James was truly meant to live in a different era. I picture him in a Jane Austen novel, properly dressed in a long woolen coat and riding pants. He could be Mr. Darcy’s disordered younger brother who is brooding and dark. I say this because James and technology? So not a match made in heaven. My phone in particular? The source of his greatest paranoia and great pain and confusion for me. Let me explain.
I am a small business owner. A large part of my work outside of shop hours can be and is done remotely via my iPhone. I’m also a single mom who shares custody of her children with my ex. My iPhone and texting is how I stay in touch with my two on days when they are with their dad. Re-read what I wrote. Is there anything suspicious about this? No, right?
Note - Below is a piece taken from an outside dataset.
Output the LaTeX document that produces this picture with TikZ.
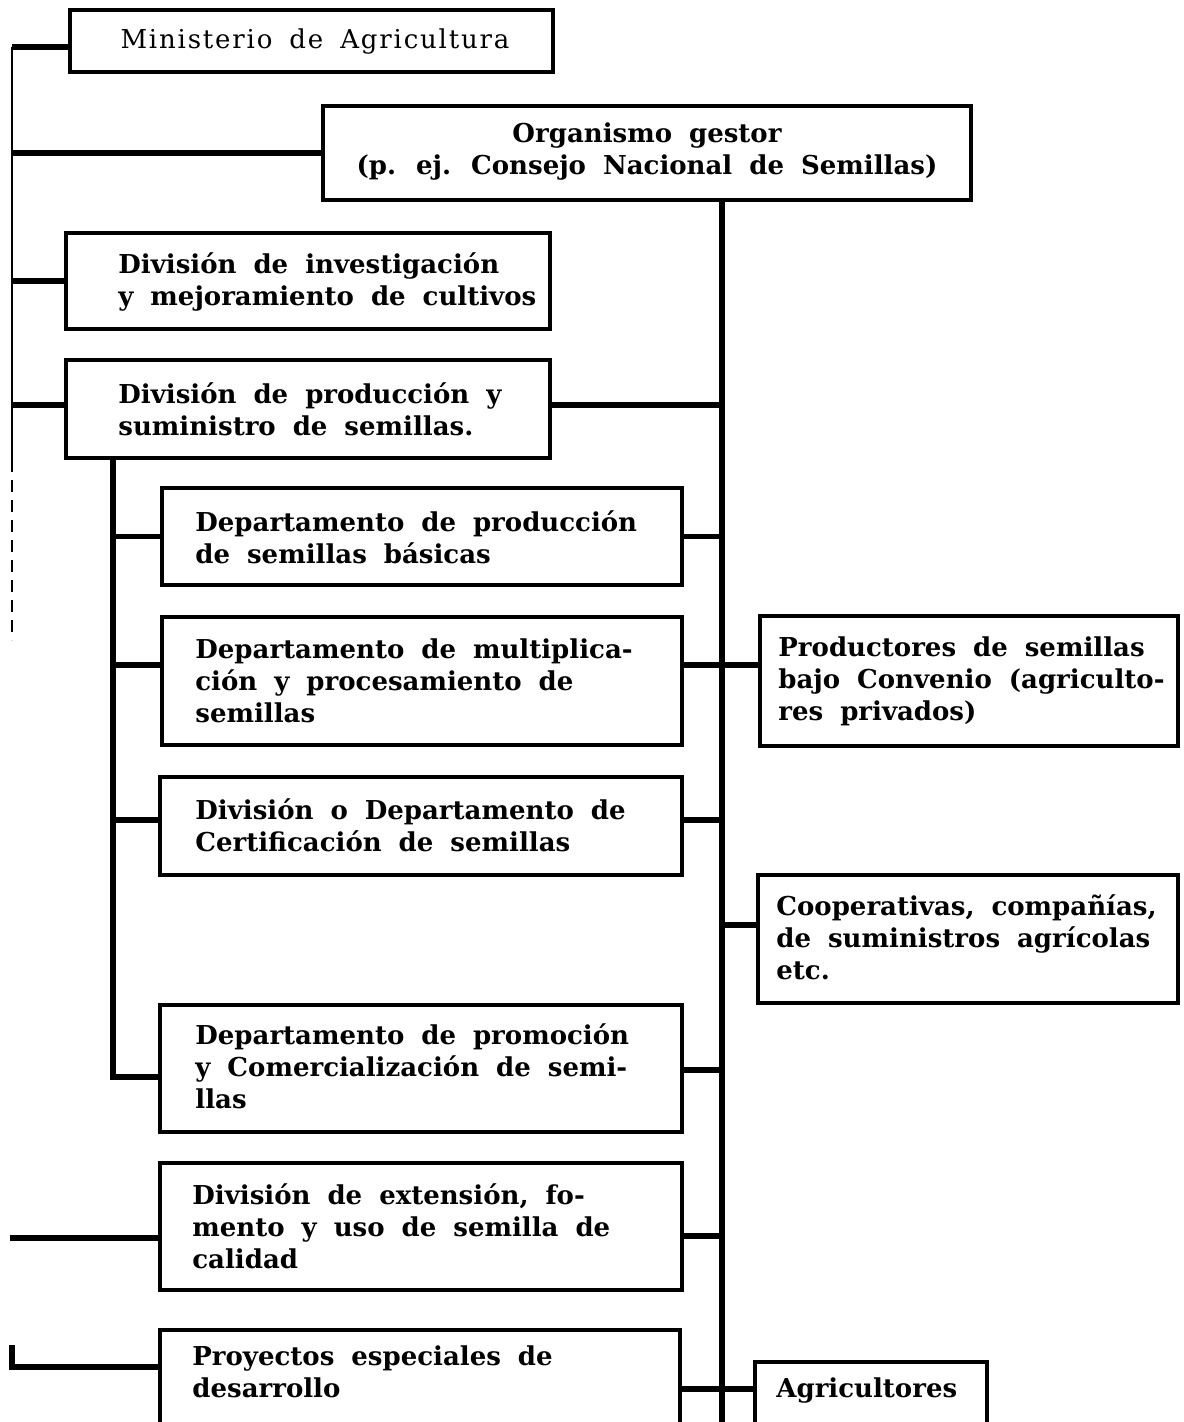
\documentclass[tikz,border=0pt]{standalone}
\usepackage{fontspec}
\setmainfont{DejaVu Serif}
\newcommand\wsp{\spaceskip=8.5pt plus 1pt minus 1pt\relax}
\newcommand\bodyfont{\fontsize{13}{16}\selectfont\wsp}
\begin{document}
\begin{tikzpicture}[x=0.5pt,y=-0.5pt,
  box/.style={draw, rectangle, line width=1.6pt, inner sep=0pt},
  txt/.style={font=\bfseries\bodyfont, align=left, inner sep=0pt, anchor=west},
  ctxt/.style={font=\bfseries\bodyfont, align=center, inner sep=0pt},
  link/.style={line width=2.6pt},
  spine/.style={line width=1.2pt},
  faded/.style={line width=0.8pt, dash pattern=on 6pt off 4pt}]
\useasboundingbox (0,0) rectangle (1183,1422);
\clip (0,0) rectangle (1183,1422);
% boxes
\node[box, minimum width=241.5pt, minimum height=31pt] (mini) at (311.5,41) {};
\node[box, minimum width=324pt, minimum height=47pt] (org) at (647,153) {};
\node[box, minimum width=242pt, minimum height=48pt] (inv) at (308,281) {};
\node[box, minimum width=242pt, minimum height=49pt] (prod) at (308,409) {};
\node[box, minimum width=260pt, minimum height=48.5pt] (bas) at (422,536.5) {};
\node[box, minimum width=260pt, minimum height=64pt] (mul) at (422,681) {};
\node[box, minimum width=261pt, minimum height=49pt] (cer) at (421,826) {};
\node[box, minimum width=261pt, minimum height=63.5pt] (pro) at (421,1068.5) {};
\node[box, minimum width=261pt, minimum height=63.5pt] (ext) at (421,1226.5) {};
\node[box, minimum width=260pt, minimum height=65pt] (proy) at (420,1395) {};
\node[box, minimum width=209pt, minimum height=65pt] (prodr) at (969,681) {};
\node[box, minimum width=210pt, minimum height=64pt] (coop) at (968,939) {};
\node[box, minimum width=116pt, minimum height=54pt] (agr) at (871,1416) {};
% texts
\node[ctxt, font=\bodyfont\addfontfeatures{LetterSpace=7}] (miniT) at (315,42) {Ministerio de Agricultura};
\node[ctxt] (orgT) at (647,152) {Organismo gestor\\(p. ej. Consejo Nacional de Semillas)};
\node[txt] (invT) at (118,282) {División de investigación\\y mejoramiento de cultivos};
\node[txt] (prodT) at (118,409) {División de producción y\\suministro de semillas.};
\node[txt] (basT) at (195,537) {Departamento de producción\\de semillas básicas};
\node[txt] (mulT) at (195,681) {Departamento de multiplica-\\ción y procesamiento de\\semillas};
\node[txt] (cerT) at (195,825) {División o Departamento de\\Certificación de semillas};
\node[txt] (proT) at (195,1066) {Departamento de promoción\\y Comercialización de semi-\\llas};
\node[txt] (extT) at (192,1226) {División de extensión, fo-\\mento y uso de semilla de\\calidad};
\node[txt] (proyT) at (192,1372) {Proyectos especiales de\\desarrollo};
\node[txt] (prodrT) at (778,681) {Productores de semillas\\bajo Convenio (agriculto-\\res privados)};
\node[txt] (coopT) at (776,937) {Cooperativas, compañías,\\de suministros agrícolas\\etc.};
\node[txt] (agrT) at (776,1390) {Agricultores};
% left spine
\coordinate (sp0) at (12,47);
\coordinate (sp1) at (12,460);
\coordinate (sp2) at (12,640);
\draw[spine] (sp0) -- (sp1);
\draw[faded] (sp1) -- (sp2);
\draw[link] (sp0) -- (sp0 -| mini.west);
\draw[link] (sp0 |- org.west) -- (org.west);
\draw[link] (sp0 |- inv.west) -- (inv.west);
\draw[link] (sp0 |- 0,405) -- (prod.west |- 0,405);
\coordinate (ex0) at (10,1238);
\draw[link] (ex0) -- (ext.west |- ex0);
\coordinate (py0) at (12,1345);
\draw[link] (py0) |- (proy.west |- 0,1367);
% sub spine
\coordinate (ss0) at (113,458);
\draw[link] (ss0) |- (pro.west |- 0,1077);
\draw[link] (ss0 |- bas.west) -- (bas.west);
\draw[link] (ss0 |- 0,665) -- (mul.west |- 0,665);
\draw[link] (ss0 |- 0,820) -- (cer.west |- 0,820);
% trunk
\coordinate (tk0) at (722,200);
\coordinate (tk1) at (722,1422);
\draw[link] (tk0) -- (tk1);
\draw[link] (prod.east |- 0,405) -- (tk0 |- 0,405);
\draw[link] (bas.east) -- (tk0 |- bas.east);
\draw[link] (mul.east |- 0,665) -- (prodr.west |- 0,665);
\draw[link] (cer.east |- 0,820) -- (tk0 |- 0,820);
\draw[link] (tk0 |- 0,925) -- (coop.west |- 0,925);
\draw[link] (pro.east |- 0,1070) -- (tk0 |- 0,1070);
\draw[link] (ext.east |- 0,1236) -- (tk0 |- 0,1236);
\draw[link] (proy.east |- 0,1389) -- (agr.west |- 0,1389);
\end{tikzpicture}
\end{document}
James hated my phone. “Who are you texting, who called, what are you looking at? You said you were on Pinterest but I saw that you were on Messenger at 3:00am.” These questions were asked every single day. I learned quickly to just turn my phone off and put it away. (And even quicker to NEVER go on Facebook outside of work hours.) Although when I first started to be phone-less I got, “Why don’t you have your phone. It’s really weird that it’s in your purse. Why would you leave it there?” In other words, there was no way to play by his ever-changing unwritten rules that ever worked.
Interestingly, at one point toward the end of the relationship, he even asked if he could be part of my cell plan. No joke. I’m pretty sure he would have spent quality time reviewing inbound and outbound calls and texts. The scary thing is? If I wouldn’t have broken things off, I think I probably would have allowed him on the plan. That’s how sick and enmeshed I was.
In any event, around Christmas I changed cell phone providers and upgraded my phone. For some reason the provider did not turn on access to my voice mail. So you could call me and I could answer but if for any reason I couldn’t get to the phone, it would just ring and ring. And sometimes, for whatever reason, even if I wasn’t on the phone you would hear a busy signal. I tried correcting this any number of times by called T-Mobile with no luck.
If James called and got the busy, which happened every so often, he would be very upset and become immediately accusatory. “I just called and I’m getting a busy signal.” Which was always, always followed up with, “It took you really long to answer. Were you talking to someone else? I don’t understand why it’s ringing busy.”
FOR THE LOVE, JAMES, I don’t understand why it’s busy either. And no, I wasn’t talking to anyone. I talk to nearly nobody but you. My world is small. I am not seeing anyone else. I have never cheated on you. Never dated anyone while dating you. Never texted another boy while dating you. Never, never, never. Not even at the very end when you were so sure that I was. I should have been, though, for the amount of shit you piled on me by accusing me over and over.
Yesterday, I walked into a T-Mobile store with my phone in hand. I explained the voicemail issue and they corrected it. It feels good knowing there was something wrong with my phone. That there was an actual glitch on their end. I also asked about the busy signal and they said they couldn’t explain the technological reasons why but that “it happens.”
The fear I felt (and still feel) surrounding my cell phone use is deep. The irony is that James could have taken my phone at any damn point and looked at it. Searched my history, read my texts, looked at my call log. He would have found nothing. Maybe a few searches I forgot to delete on domestic violence. But not ONE THING to show that I was doing anything untoward. That’s not who I am. And it’s not important if he believes that or not anymore. All that matters is what I know to be true.